Facebook’s “news feed” patent — more formally US patent number 7,669,123 for “dynamically providing a news feed about a user of a social network” — is a classic example of why the very idea of software patents is controversial.

The patent, filed in 2006 and granted on February 23 this year, claims to cover the monitoring of activities in a social network, storing them in a database, generating a list of news items related to those activities, selecting and sorting them, and displaying them to selected users with embedded links and advertising. In other words, it covers the “News Feed” that has been at the centre of Facebook since 2006 — and perhaps the similar news feeds since adopted by other social network sites including MySpace, LinkedIn and Google’s new Buzz.

This patent doesn’t cover every kind of news feed. Twitter wouldn’t be affected, reports All Facebook, since Twitter’s feed contains only the updates explicitly posted by users, not news of implicit actions such as “Sue Smith commented on John Brown’s status”.

But is this really anything new — patent law’s “novelty” requirement?

“They [Facebook] might be covering a sort of software or a kind of technology, but in essence what they’re doing is covering an activity that has probably been done for years but maybe just not with computers and not in quite the same technological way,” Kimberlee Weatherall, who teaches intellectual property law at the University of Queensland, told Crikey.

“The idea of getting updates about things that your friends are doing and then wanting to interact with that probably isn’t a particularly new idea and it did perhaps precede social networks.”

Andres Guadamuz, law lecturer at the University of Edinburgh, is blunter, calling it “a patent for trivial database information handling”.

“Where is the novelty? Where is the inventive step? This is pretty obvious stuff! RSS feeds and news streams are relatively old, and the only big difference here is that it is applied to social networks,” he wrote at his blog TechnoLlama.
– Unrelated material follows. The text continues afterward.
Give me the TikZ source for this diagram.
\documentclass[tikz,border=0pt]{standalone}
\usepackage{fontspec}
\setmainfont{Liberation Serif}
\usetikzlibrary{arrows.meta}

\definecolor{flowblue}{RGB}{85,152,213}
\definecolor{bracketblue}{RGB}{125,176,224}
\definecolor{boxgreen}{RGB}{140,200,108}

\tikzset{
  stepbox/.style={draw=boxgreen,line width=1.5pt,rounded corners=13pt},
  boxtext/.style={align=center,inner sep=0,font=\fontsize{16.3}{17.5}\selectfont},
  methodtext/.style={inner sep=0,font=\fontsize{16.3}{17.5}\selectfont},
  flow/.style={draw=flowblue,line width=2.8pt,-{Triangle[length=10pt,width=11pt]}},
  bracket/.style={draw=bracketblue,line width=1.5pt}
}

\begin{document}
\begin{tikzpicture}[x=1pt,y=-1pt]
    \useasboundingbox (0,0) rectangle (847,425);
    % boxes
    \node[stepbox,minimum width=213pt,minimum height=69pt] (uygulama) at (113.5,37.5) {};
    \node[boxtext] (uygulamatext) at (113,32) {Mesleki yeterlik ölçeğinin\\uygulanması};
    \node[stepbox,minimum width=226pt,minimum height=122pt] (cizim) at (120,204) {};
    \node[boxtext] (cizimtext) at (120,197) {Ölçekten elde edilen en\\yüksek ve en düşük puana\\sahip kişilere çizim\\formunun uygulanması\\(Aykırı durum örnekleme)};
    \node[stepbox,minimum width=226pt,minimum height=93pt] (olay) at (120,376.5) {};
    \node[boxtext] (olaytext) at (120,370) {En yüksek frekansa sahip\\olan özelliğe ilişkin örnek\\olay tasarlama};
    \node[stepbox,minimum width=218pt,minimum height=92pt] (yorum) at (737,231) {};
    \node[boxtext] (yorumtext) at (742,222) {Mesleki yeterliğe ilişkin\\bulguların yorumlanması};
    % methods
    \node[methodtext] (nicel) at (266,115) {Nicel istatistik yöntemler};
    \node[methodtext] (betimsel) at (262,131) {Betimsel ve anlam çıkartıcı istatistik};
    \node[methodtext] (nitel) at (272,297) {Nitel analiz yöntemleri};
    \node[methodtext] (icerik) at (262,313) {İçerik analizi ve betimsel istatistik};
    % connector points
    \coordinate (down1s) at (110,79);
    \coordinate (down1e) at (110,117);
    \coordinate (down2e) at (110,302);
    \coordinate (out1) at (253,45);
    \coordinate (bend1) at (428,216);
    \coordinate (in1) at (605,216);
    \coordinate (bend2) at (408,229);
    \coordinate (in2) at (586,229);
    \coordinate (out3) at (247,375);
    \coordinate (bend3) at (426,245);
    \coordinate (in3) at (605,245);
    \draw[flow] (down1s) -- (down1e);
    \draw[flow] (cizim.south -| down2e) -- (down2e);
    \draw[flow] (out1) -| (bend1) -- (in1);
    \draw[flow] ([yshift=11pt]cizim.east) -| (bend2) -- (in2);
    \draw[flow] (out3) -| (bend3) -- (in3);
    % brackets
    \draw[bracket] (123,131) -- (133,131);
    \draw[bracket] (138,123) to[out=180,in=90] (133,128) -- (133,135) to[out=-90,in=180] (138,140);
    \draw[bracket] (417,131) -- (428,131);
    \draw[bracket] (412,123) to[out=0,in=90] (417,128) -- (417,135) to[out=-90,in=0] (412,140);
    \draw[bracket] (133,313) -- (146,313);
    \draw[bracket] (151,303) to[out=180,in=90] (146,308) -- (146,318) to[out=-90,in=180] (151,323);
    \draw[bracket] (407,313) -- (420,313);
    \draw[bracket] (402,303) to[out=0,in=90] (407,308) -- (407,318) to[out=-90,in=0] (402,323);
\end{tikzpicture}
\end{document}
There’s an echo here of the infamous 1-Click patent granted to Amazon in 1999 for the method of allowing customers to purchase using a single click on a “buy now” button and previously-stored address and credit card details. While the broadest claims of the original patent were subsequently rejected in 2007, Amazon resubmitted more narrowly and the US Patent Office has not yet made a determination. Since 2000, Apple has been licensing 1-Click for its iTunes Store.

Facebook’s patent may be a defensive move, something to be held in reserve as a bargaining chip should they be sued for patent infringement by another social network patent-holder.

Such patent battles are commonplace between tech companies. Apple vs Nokia over smartphone technology is just one recent example. Apple is also suing HTC, which makes Google’s Android-based Nexus One smartphone.

On the other hand, Facebook could use the patent offensively by suing competitors for infringement or demanding licence fees. That could well end up stifling innovation, particularly given so much software innovation comes from cash-strapped start-ups.

“Smaller companies can become targets because they don’t have patents that they can bring back in response,” Weatherall said. “The reality is patent litigation is really very expensive. I mean it’s expensive for both sides, but it’s certainly expensive if you end up on the receiving end.”